> **Stored data**
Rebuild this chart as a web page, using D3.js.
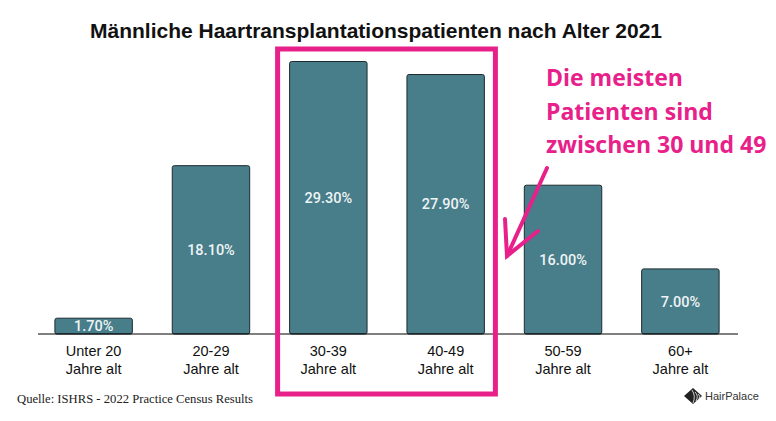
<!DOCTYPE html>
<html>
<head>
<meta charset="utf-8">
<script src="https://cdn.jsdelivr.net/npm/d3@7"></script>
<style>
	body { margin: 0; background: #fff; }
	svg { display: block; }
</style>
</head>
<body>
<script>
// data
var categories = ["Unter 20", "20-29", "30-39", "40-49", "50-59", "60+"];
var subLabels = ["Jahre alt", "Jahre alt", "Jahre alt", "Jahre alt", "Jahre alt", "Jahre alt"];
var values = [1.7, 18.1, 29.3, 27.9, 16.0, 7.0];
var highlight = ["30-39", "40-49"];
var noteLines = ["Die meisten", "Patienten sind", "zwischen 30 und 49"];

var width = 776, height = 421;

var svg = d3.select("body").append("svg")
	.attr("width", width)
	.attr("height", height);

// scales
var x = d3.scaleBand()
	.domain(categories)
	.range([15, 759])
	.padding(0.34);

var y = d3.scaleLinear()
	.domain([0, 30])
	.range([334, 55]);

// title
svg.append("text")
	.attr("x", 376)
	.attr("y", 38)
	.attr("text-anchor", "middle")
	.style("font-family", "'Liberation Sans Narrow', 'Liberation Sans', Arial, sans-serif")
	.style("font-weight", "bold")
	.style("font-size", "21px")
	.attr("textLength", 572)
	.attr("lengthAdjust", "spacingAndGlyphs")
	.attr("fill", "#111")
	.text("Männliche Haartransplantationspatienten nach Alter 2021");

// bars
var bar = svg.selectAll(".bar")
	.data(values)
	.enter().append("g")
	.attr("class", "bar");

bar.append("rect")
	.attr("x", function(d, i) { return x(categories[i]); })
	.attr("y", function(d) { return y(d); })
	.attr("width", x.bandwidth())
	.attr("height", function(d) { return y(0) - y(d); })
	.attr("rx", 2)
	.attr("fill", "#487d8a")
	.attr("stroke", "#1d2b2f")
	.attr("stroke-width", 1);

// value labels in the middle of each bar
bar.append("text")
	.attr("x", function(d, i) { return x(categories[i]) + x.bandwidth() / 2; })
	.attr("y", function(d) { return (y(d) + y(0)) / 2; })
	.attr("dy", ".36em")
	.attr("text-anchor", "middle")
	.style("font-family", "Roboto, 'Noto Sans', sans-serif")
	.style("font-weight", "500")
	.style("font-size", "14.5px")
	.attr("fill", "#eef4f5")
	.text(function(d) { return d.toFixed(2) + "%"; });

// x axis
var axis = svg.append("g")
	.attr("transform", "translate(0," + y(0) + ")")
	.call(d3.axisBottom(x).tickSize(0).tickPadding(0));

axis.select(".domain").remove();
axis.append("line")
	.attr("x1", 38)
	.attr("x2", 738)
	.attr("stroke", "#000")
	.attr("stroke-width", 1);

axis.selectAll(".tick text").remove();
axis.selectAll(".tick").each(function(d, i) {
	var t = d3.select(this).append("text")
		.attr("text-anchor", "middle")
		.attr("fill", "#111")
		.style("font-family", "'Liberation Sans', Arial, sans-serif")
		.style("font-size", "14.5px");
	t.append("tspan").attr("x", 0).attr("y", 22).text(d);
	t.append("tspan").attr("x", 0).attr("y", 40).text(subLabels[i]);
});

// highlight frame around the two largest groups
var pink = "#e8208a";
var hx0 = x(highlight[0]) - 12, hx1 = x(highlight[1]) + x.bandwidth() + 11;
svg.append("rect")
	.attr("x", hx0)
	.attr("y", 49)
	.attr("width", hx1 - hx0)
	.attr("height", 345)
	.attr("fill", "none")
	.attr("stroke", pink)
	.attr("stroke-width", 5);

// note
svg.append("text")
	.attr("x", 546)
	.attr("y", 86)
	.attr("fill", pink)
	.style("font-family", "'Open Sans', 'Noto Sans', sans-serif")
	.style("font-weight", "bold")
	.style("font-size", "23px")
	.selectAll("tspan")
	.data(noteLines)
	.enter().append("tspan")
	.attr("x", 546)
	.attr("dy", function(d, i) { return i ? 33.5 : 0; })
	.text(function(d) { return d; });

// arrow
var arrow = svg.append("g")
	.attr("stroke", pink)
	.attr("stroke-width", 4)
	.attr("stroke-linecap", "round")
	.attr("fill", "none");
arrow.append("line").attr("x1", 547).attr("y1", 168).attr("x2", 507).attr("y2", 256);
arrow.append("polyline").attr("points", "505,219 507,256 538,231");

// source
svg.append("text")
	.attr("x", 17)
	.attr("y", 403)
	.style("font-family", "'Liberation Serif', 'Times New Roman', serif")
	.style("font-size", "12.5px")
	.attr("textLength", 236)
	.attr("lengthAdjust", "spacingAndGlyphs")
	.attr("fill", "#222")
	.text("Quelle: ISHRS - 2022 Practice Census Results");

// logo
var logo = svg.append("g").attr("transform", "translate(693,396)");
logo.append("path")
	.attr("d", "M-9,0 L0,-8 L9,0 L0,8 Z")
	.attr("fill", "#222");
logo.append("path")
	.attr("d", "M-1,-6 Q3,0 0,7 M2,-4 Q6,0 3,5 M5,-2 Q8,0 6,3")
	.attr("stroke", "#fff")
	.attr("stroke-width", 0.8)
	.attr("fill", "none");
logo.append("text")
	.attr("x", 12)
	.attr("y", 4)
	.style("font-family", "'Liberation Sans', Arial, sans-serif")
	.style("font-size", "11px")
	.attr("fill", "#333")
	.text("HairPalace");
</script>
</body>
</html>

> **Required task**
Please restate the material above line by line, exactly, beginning at its first line and ending with the line that contains "var width = 776, height = 421;", without any pictures.

> **Solution for this problem**
Rebuild this chart as a web page, using D3.js.
<!DOCTYPE html>
<html>
<head>
<meta charset="utf-8">
<script src="https://cdn.jsdelivr.net/npm/d3@7"></script>
<style>
	body { margin: 0; background: #fff; }
	svg { display: block; }
</style>
</head>
<body>
<script>
// data
var categories = ["Unter 20", "20-29", "30-39", "40-49", "50-59", "60+"];
var subLabels = ["Jahre alt", "Jahre alt", "Jahre alt", "Jahre alt", "Jahre alt", "Jahre alt"];
var values = [1.7, 18.1, 29.3, 27.9, 16.0, 7.0];
var highlight = ["30-39", "40-49"];
var noteLines = ["Die meisten", "Patienten sind", "zwischen 30 und 49"];

var width = 776, height = 421;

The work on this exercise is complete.